Article Idea:

research paper on the actual effectiveness of using personas

suggested by frank long on 2009/05/27

During the course of my literature review on the subject of personas, I found that despite the growing popularity of the methodology, comparatively little has been published on the subject (with the exception of Cooper and a small number of other practitioners), much of this has been written form a standpoint of advocacy or opposition – I found very little objective research.

During my review I came across a publication by Chapman and Milham (Microsoft). As you might be aware, they are sceptical about using personas. They call for more objective research in a number of different areas. One which caught my interest…

“Despite our scepticism about the Personas method, its efficacy is open to debate. There have been no adequate studies addressing the reliability, validity, or utility of the method. To rectify this, we suggest the following as potential idea sketches for future research.
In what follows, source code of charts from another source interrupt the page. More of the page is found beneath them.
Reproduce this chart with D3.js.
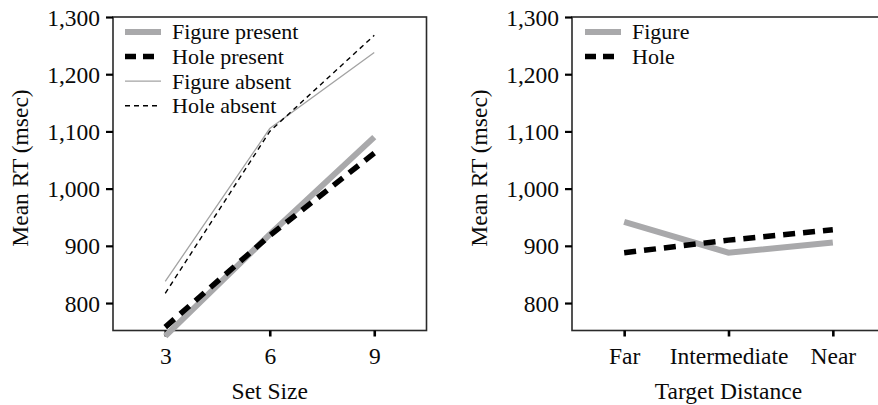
<!DOCTYPE html>
<html><head><meta charset="utf-8">
<script src="https://cdn.jsdelivr.net/npm/d3@7/dist/d3.min.js"></script>
<style>
body{margin:0;background:#fff;}
text{font-family:"Liberation Serif","Times New Roman",serif;fill:#0a0a0a;}
</style></head>
<body><svg id="c" width="878" height="405"></svg>
<script>
// ---- data ----
const setSizes = [3, 6, 9];
const figurePresent = [742, 920, 1090];
const holePresent = [758, 918, 1062];
const figureAbsent = [838, 1105, 1238];
const holeAbsent = [817, 1100, 1268];
const distances = ["Far", "Intermediate", "Near"];
const figureDist = [942, 888, 906];
const holeDist = [888, 910, 928];
const yTicks = [800, 900, 1000, 1100, 1200, 1300];

const svg = d3.select("#c");
const FS = 23.5;
const plotTop = 17, plotBottom = 330.5;
const y = d3.scaleLinear().domain([752, 1300]).range([plotBottom, plotTop]);

const styles = {
  thickGray: {stroke: "#a9a9ab", width: 6, dash: null},
  thickDash: {stroke: "#000", width: 5.5, dash: "12,8"},
  thinGray: {stroke: "#a3a3a3", width: 1.3, dash: null},
  thinDash: {stroke: "#000", width: 1.4, dash: "5,4"}
};

function panel(x0, x1, x, tickVals, tickFmt, xTitle, series, legendX) {
  const g = svg.append("g");
  g.append("rect").attr("x", x0).attr("y", plotTop).attr("width", x1 - x0).attr("height", plotBottom - plotTop)
    .attr("fill", "none").attr("stroke", "#2a2a2a").attr("stroke-width", 1.6);
  const ya = d3.axisLeft(y).tickValues(yTicks).tickFormat(d3.format(",")).tickSize(7).tickPadding(6);
  const gy = g.append("g").attr("transform", `translate(${x0},0)`).call(ya);
  gy.select(".domain").remove();
  gy.selectAll(".tick line").attr("stroke", "#000").attr("stroke-width", 2.2);
  gy.selectAll(".tick text").attr("font-size", FS).attr("font-family", "Liberation Serif").attr("fill", "#0a0a0a").attr("dy", "0.34em");
  const xa = d3.axisBottom(x).tickValues(tickVals).tickFormat(tickFmt).tickSize(6).tickPadding(11);
  const gx = g.append("g").attr("transform", `translate(0,${plotBottom})`).call(xa);
  gx.select(".domain").remove();
  gx.selectAll(".tick line").attr("stroke", "#000").attr("stroke-width", 2.6);
  gx.selectAll(".tick text").attr("font-size", FS).attr("font-family", "Liberation Serif").attr("fill", "#0a0a0a");
  g.append("text").attr("x", (x0 + x1) / 2).attr("y", 399).attr("text-anchor", "middle")
    .attr("font-size", FS).text(xTitle);
  g.append("text").attr("transform", `translate(${x0 - 85},${168}) rotate(-90)`).attr("text-anchor", "middle")
    .attr("font-size", FS).text("Mean RT (msec)");
  const line = d3.line().x(d => x(d[0])).y(d => y(d[1]));
  series.forEach(s => {
    const st = styles[s.style];
    g.append("path").datum(s.xs.map((v, i) => [v, s.vals[i]])).attr("d", line)
      .attr("fill", "none").attr("stroke", st.stroke).attr("stroke-width", st.width)
      .attr("stroke-dasharray", st.dash);
  });
  series.forEach((s, i) => {
    const st = styles[s.style];
    const ly = 32 + i * 24.6;
    g.append("line").attr("x1", legendX).attr("x2", legendX + 36).attr("y1", ly).attr("y2", ly)
      .attr("stroke", st.stroke).attr("stroke-width", st.width).attr("stroke-dasharray", st.dash === "12,8" ? "11,7" : st.dash);
    g.append("text").attr("x", legendX + 47).attr("y", ly).attr("dy", "0.34em").attr("font-size", 22).text(s.name);
  });
}

const xL = d3.scaleLinear().domain([1.5, 10.5]).range([113, 426.5]);
panel(113, 426.5, xL, setSizes, d3.format("d"), "Set Size", [
  {name: "Figure present", xs: setSizes, vals: figurePresent, style: "thickGray"},
  {name: "Hole present", xs: setSizes, vals: holePresent, style: "thickDash"},
  {name: "Figure absent", xs: setSizes, vals: figureAbsent, style: "thinGray"},
  {name: "Hole absent", xs: setSizes, vals: holeAbsent, style: "thinDash"}
], 125);

const xR = d3.scalePoint().domain(distances).range([572, 885]).padding(0.5);
panel(572, 885, xR, distances, d => d, "Target Distance", [
  {name: "Figure", xs: distances, vals: figureDist, style: "thickGray"},
  {name: "Hole", xs: distances, vals: holeDist, style: "thickDash"}
], 585);
</script></body></html>
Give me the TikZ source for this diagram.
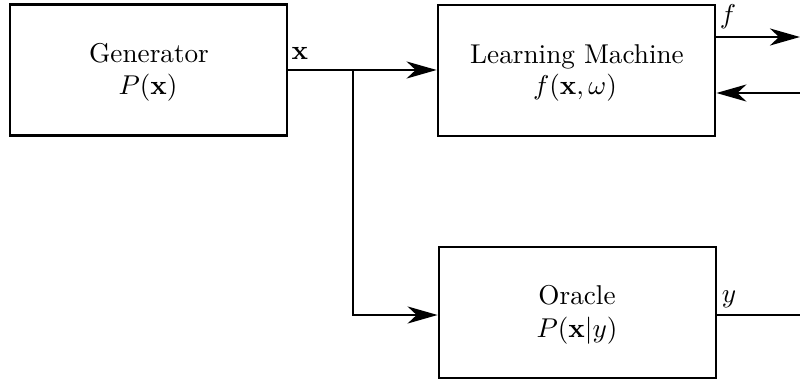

(Point 4) Assign multiple teams to design the same product, where some teams use personas and some don’t. Which teams create products that are more usable?”

Chapman, C.N. and Milham, R. P. (2006). The persona’s new clothes: methodological and practical arguments against a popular method. Proceedings of the Human Factors and Ergonomics Society 50th Annual Meeting, p 635

I decided to do just that. I created an experiment that was conducted using students from the National College of Art and design. The students were given a brief to design a product; some were given personas while others were given the research that generated the personas. (All groups were working from the same information basis). I wanted to see what difference the personas would make. Would the product solutions be different? Which would be more useable? How would personas impact on the design process itself?

I also included a parallel study on the difference between communicating personas as photographic images V illustrations and using text based scenarios V storyboards.